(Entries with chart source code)
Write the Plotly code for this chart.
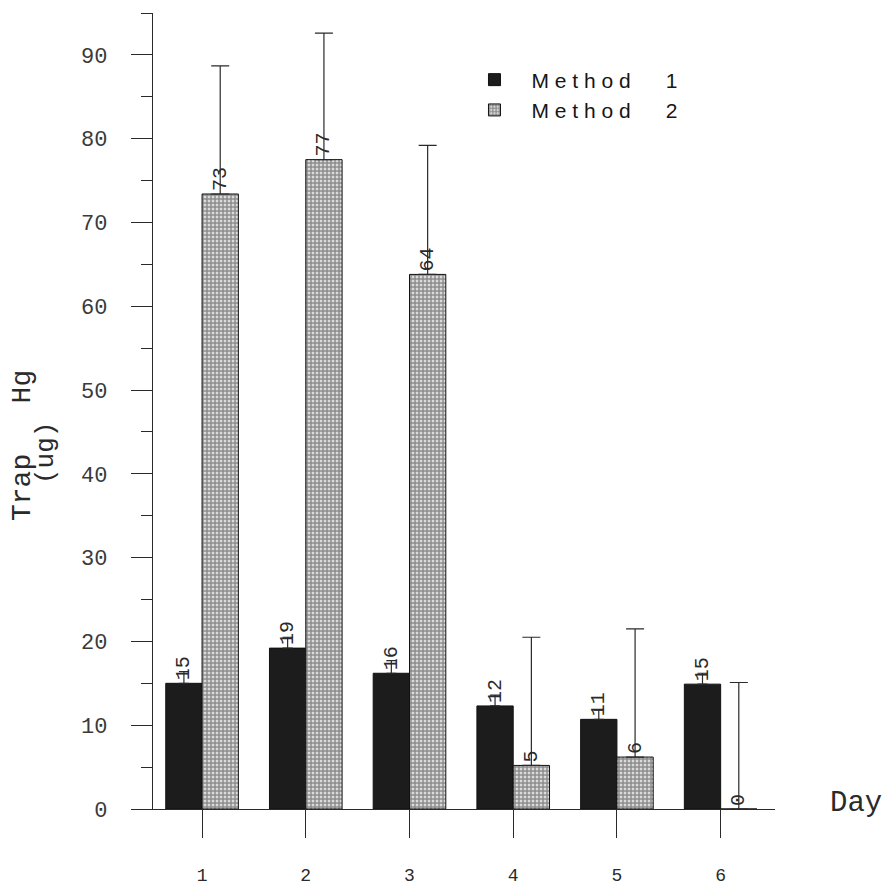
import plotly.graph_objects as go

days = [1, 2, 3, 4, 5, 6]
day_ticktext = ["1", "2", "3", "4", "5", "6"]

method1 = [15.0, 19.2, 16.2, 12.3, 10.7, 14.9]
method1_err = [1.4, 1.3, 1.5, 1.3, 1.1, 1.3]
method1_labels = ["15", "19", "16", "12", "11", "15"]

method2 = [73.4, 77.5, 63.8, 5.2, 6.2, 0.0]
method2_err = [15.3, 15.1, 15.4, 15.3, 15.3, 15.1]
method2_labels = ["73", "77", "64", "5", "6", "0"]

y_tickvals = [0, 10, 20, 30, 40, 50, 60, 70, 80, 90]
y_ticktext = ["0", "10", "20", "30", "40", "50", "60", "70", "80", "90"]

legend_names = ["M\u00a0e\u00a0t\u00a0h\u00a0o\u00a0d\u00a0\u00a0\u00a0\u00a0\u00a0\u00a01",
                "M\u00a0e\u00a0t\u00a0h\u00a0o\u00a0d\u00a0\u00a0\u00a0\u00a0\u00a0\u00a02"]

MONO = "Liberation Mono, Courier New, monospace"
SANS = "Liberation Sans, Arial, sans-serif"
INK = "#2a2a2a"

fig = go.Figure()

fig.add_bar(
    x=days, y=method1, name=legend_names[0],
    text=method1_labels, textposition="outside", textangle=-90,
    constraintext="none", cliponaxis=False,
    textfont=dict(family=MONO, size=20, color=INK),
    marker=dict(color="#1c1c1c", line=dict(color="#111", width=1)),
    error_y=dict(type="data", symmetric=False, array=method1_err,
                 arrayminus=[0] * 6, width=5, thickness=1.2, color=INK),
)
fig.add_bar(
    x=days, y=method2, name=legend_names[1],
    text=method2_labels, textposition="outside", textangle=-90,
    constraintext="none", cliponaxis=False,
    textfont=dict(family=MONO, size=20, color=INK),
    marker=dict(color="white", line=dict(color="#111", width=1),
                pattern=dict(shape=".", fgcolor="#222", bgcolor="white",
                             size=4, solidity=0.78)),
    error_y=dict(type="data", symmetric=False, array=method2_err,
                 arrayminus=[0] * 6, width=9, thickness=1.2, color=INK),
)

fig.update_layout(
    width=889, height=889,
    margin=dict(l=153, r=114, t=13, b=80),
    paper_bgcolor="white", plot_bgcolor="white",
    barmode="group", bargap=0.3, bargroupgap=0,
    showlegend=True,
    legend=dict(x=0.4895, y=0.9416, xanchor="left", yanchor="top",
                bgcolor="rgba(0,0,0,0)", itemwidth=64,
                font=dict(family=SANS, size=21, color="#161616"),
                tracegroupgap=0),
    xaxis=dict(range=[0.527, 6.524], tickvals=days, ticktext=day_ticktext,
               automargin=False,
               showline=True, linecolor=INK, linewidth=1.2,
               ticks="outside", ticklen=28, tickwidth=1.2, tickcolor=INK,
               ticklabelstandoff=21,
               showgrid=False, zeroline=False,
               tickfont=dict(family=MONO, size=18, color=INK)),
    yaxis=dict(range=[0, 95], tickvals=y_tickvals, ticktext=y_ticktext,
               automargin=False,
               showline=True, linecolor=INK, linewidth=1.2,
               ticks="outside", ticklen=21, tickwidth=1.2, tickcolor=INK,
               minor=dict(dtick=5, ticks="outside", ticklen=11,
                          tickwidth=1.2, tickcolor=INK, showgrid=False),
               ticklabelstandoff=19,
               showgrid=False, zeroline=False,
               tickfont=dict(family=MONO, size=22, color="#3a3a3a")),
    annotations=[
        dict(text="Trap\u00a0\u00a0\u00a0Hg", xref="paper", yref="paper",
             x=(22 - 153) / 622, y=(809 - 446) / 796, xanchor="center",
             yanchor="middle", textangle=-90, showarrow=False,
             font=dict(family=MONO, size=28, color=INK)),
        dict(text="(ug)", xref="paper", yref="paper",
             x=(46 - 153) / 622, y=(809 - 453) / 796, xanchor="center",
             yanchor="middle", textangle=-90, showarrow=False,
             font=dict(family=MONO, size=26, color=INK)),
        dict(text="Day", xref="paper", yref="paper",
             x=(828 - 153) / 622, y=(809 - 803) / 796, xanchor="left",
             yanchor="middle", showarrow=False,
             font=dict(family=MONO, size=29, color=INK)),
    ],
)

fig.write_html("out.html")
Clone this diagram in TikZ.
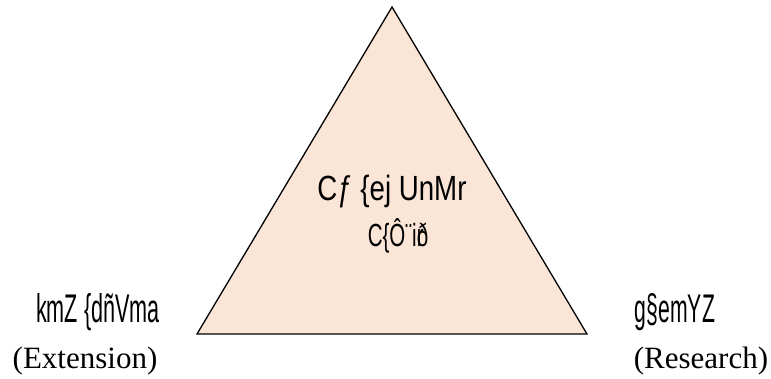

Direction
Starting at the first line of the records above, set down each line exactly through the one that holds "fig = go.Figure()". Omit pictures.

Response to the task
Write the Plotly code for this chart.
import plotly.graph_objects as go

days = [1, 2, 3, 4, 5, 6]
day_ticktext = ["1", "2", "3", "4", "5", "6"]

method1 = [15.0, 19.2, 16.2, 12.3, 10.7, 14.9]
method1_err = [1.4, 1.3, 1.5, 1.3, 1.1, 1.3]
method1_labels = ["15", "19", "16", "12", "11", "15"]

method2 = [73.4, 77.5, 63.8, 5.2, 6.2, 0.0]
method2_err = [15.3, 15.1, 15.4, 15.3, 15.3, 15.1]
method2_labels = ["73", "77", "64", "5", "6", "0"]

y_tickvals = [0, 10, 20, 30, 40, 50, 60, 70, 80, 90]
y_ticktext = ["0", "10", "20", "30", "40", "50", "60", "70", "80", "90"]

legend_names = ["M\u00a0e\u00a0t\u00a0h\u00a0o\u00a0d\u00a0\u00a0\u00a0\u00a0\u00a0\u00a01",
                "M\u00a0e\u00a0t\u00a0h\u00a0o\u00a0d\u00a0\u00a0\u00a0\u00a0\u00a0\u00a02"]

MONO = "Liberation Mono, Courier New, monospace"
SANS = "Liberation Sans, Arial, sans-serif"
INK = "#2a2a2a"

fig = go.Figure()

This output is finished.